There are many safety issues along this segment, high on the priority list are the high rate of speed, the high accident rate, safety for Palo Alto Way crosswalk. All of this directly affects the safety of residents, pedestrians and cyclists, as this segment handles the full volume of traffic for both Alameda and the northern segment of Santa Cruz Ave to Downtown MP.
- Reducing the width of the current extra wide (freeway wide) lanes will help speed issues
- Significantly safer roadway for all pedestrians, cyclists, motorists, and residents
- Much calmer traffic with fewer distracted drivers
- NB traffic lane much further away from driveways and sidewalk - better visibility
- Improves safety for Residents to enter/exit driveways (by moving traffic lane away)
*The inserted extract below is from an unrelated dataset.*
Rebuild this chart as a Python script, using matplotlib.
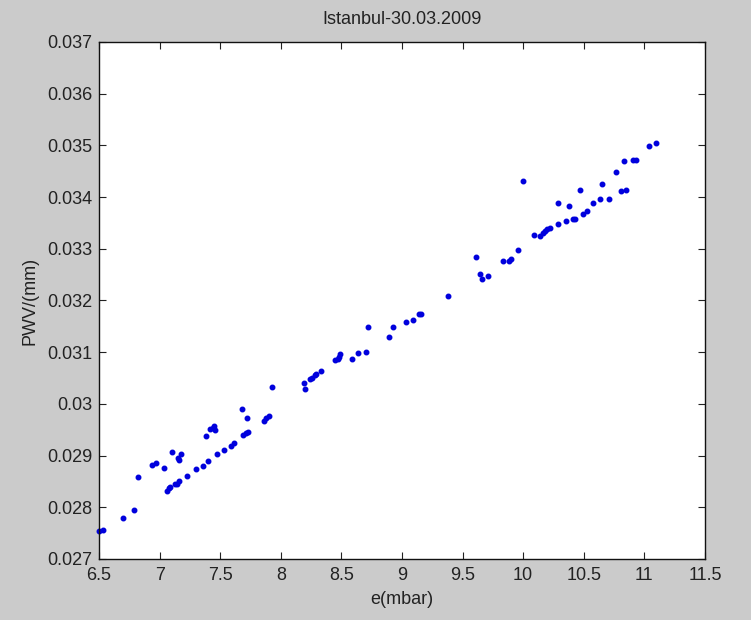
import matplotlib.pyplot as plt
import numpy as np

# e (mbar) and PWV (mm)
e_mbar = [6.50, 6.53, 6.70, 6.79, 6.82, 6.94, 6.97, 7.04, 7.06, 7.08, 7.09,
          7.13, 7.14, 7.16, 7.10, 7.15, 7.16, 7.18, 7.23, 7.30, 7.36, 7.40,
          7.38, 7.42, 7.45, 7.46, 7.44, 7.47, 7.53, 7.59, 7.61, 7.68, 7.72,
          7.69, 7.71, 7.73, 7.86, 7.88, 7.90, 7.93,
          8.19, 8.20, 8.24, 8.26, 8.28, 8.29, 8.33, 8.45, 8.47, 8.48, 8.49,
          8.59, 8.64, 8.70, 8.72, 8.89, 8.93, 9.03, 9.09, 9.14, 9.16, 9.38,
          9.61, 9.64, 9.66, 9.71, 9.83, 9.88, 9.90, 9.96, 10.00,
          10.09, 10.14, 10.16, 10.18, 10.20, 10.22, 10.29, 10.29, 10.35,
          10.38, 10.41, 10.43, 10.49, 10.53, 10.47, 10.58, 10.63, 10.71,
          10.65, 10.77, 10.81, 10.85, 10.83, 10.91, 10.93, 11.04, 11.10]
pwv_mm = [0.02754, 0.02756, 0.02780, 0.02794, 0.02859, 0.02882, 0.02885,
          0.02876, 0.02832, 0.02837, 0.02839, 0.02845, 0.02846, 0.02850,
          0.02906, 0.02895, 0.02891, 0.02903, 0.02861, 0.02874, 0.02879,
          0.02890, 0.02938, 0.02951, 0.02957, 0.02950, 0.02953, 0.02903,
          0.02911, 0.02919, 0.02925, 0.02990, 0.02972, 0.02940, 0.02943,
          0.02946, 0.02967, 0.02972, 0.02976, 0.03033,
          0.03040, 0.03028, 0.03048, 0.03051, 0.03055, 0.03057, 0.03064,
          0.03084, 0.03086, 0.03091, 0.03097, 0.03086, 0.03098, 0.03101,
          0.03148, 0.03130, 0.03148, 0.03159, 0.03162, 0.03174, 0.03174,
          0.03209, 0.03285, 0.03251, 0.03241, 0.03247, 0.03276, 0.03277,
          0.03280, 0.03297, 0.03431,
          0.03326, 0.03325, 0.03331, 0.03334, 0.03338, 0.03341, 0.03347,
          0.03388, 0.03353, 0.03382, 0.03358, 0.03358, 0.03367, 0.03373,
          0.03414, 0.03388, 0.03396, 0.03396, 0.03426, 0.03449, 0.03411,
          0.03414, 0.03469, 0.03472, 0.03472, 0.03498, 0.03504]

xticks = np.arange(6.5, 11.51, 0.5)
yticks = np.arange(0.027, 0.0371, 0.001)

plt.rcParams['font.family'] = ['Liberation Sans', 'DejaVu Sans']

fig = plt.figure(figsize=(7.51, 6.2), dpi=100, facecolor="#cbcbcb")
ax = fig.add_axes([0.1318, 0.0984, 0.8069, 0.8339])
ax.plot(e_mbar, pwv_mm, ".", color="#0000dd", markersize=6.5, clip_on=False)

ax.set_xlim(6.5, 11.5)
ax.set_ylim(0.027, 0.037)
ax.set_xticks(xticks)
ax.set_xticklabels([f"{v:g}" for v in xticks])
ax.set_yticks(yticks)
ax.set_yticklabels([f"{v:.3f}".rstrip("0").rstrip(".") for v in yticks])
ax.tick_params(direction="in", length=5, width=0.8, top=True, right=True,
               labelsize=13, colors="#222222")
ax.tick_params(axis="x", pad=6)
ax.tick_params(axis="y", pad=5)
for s in ax.spines.values():
    s.set_linewidth(1.0)
    s.set_color("#111111")

ax.set_title("Istanbul-30.03.2009", fontsize=13, color="#222222", pad=13)
ax.set_xlabel("e(mbar)", fontsize=13, color="#222222", labelpad=5)
ax.set_ylabel("PWV/(mm)", fontsize=13, color="#222222", labelpad=6)

fig.savefig("out.png", dpi=100, facecolor=fig.get_facecolor())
- Greatly improved cycling safety with added buffered bike lanes
- Retains parking
- Corrects the issue that causes west sidewalks to be blocked by debris (retaining wall)
- Finally puts in safety features for the Palo Alto Way crosswalk
- Alt C (Safety Option 8.3) doesnt not restrict volume of traffic - same amount of traffic flows, just calmer and lower speed
- Traffic signal duration and number of cycles at Sand Hill need to be smarter to clear SB traffic
- The expense of road diet is low -- however, corrections for improving sidewalks adds $$
- Upgrading the sidewalks to be ADA complient - can be big or small effort - need to decide
- Design lane widths are too wide to effective slow traffic speed, need to be closer to 9'
- Design lane widths being wider, remove width for safer bike buffers and parking spaces
There are 2 main Alternatives for this southern most section of the corridor:
Alternate B - is a 5-3 road diet, changing to 1 lane each for north and south lanes.
Alternate C - is a 5-4 road diet, removing 1 SB lane, keeping 2 NB lanes
Both alternatives provide for improvements in safety and add buffered bike lanes. Both alternatives would keep the multiple SB lanes at and south of Menlo Commons at Sand Hill Rd (needed for 'queuing' cars at the stop light).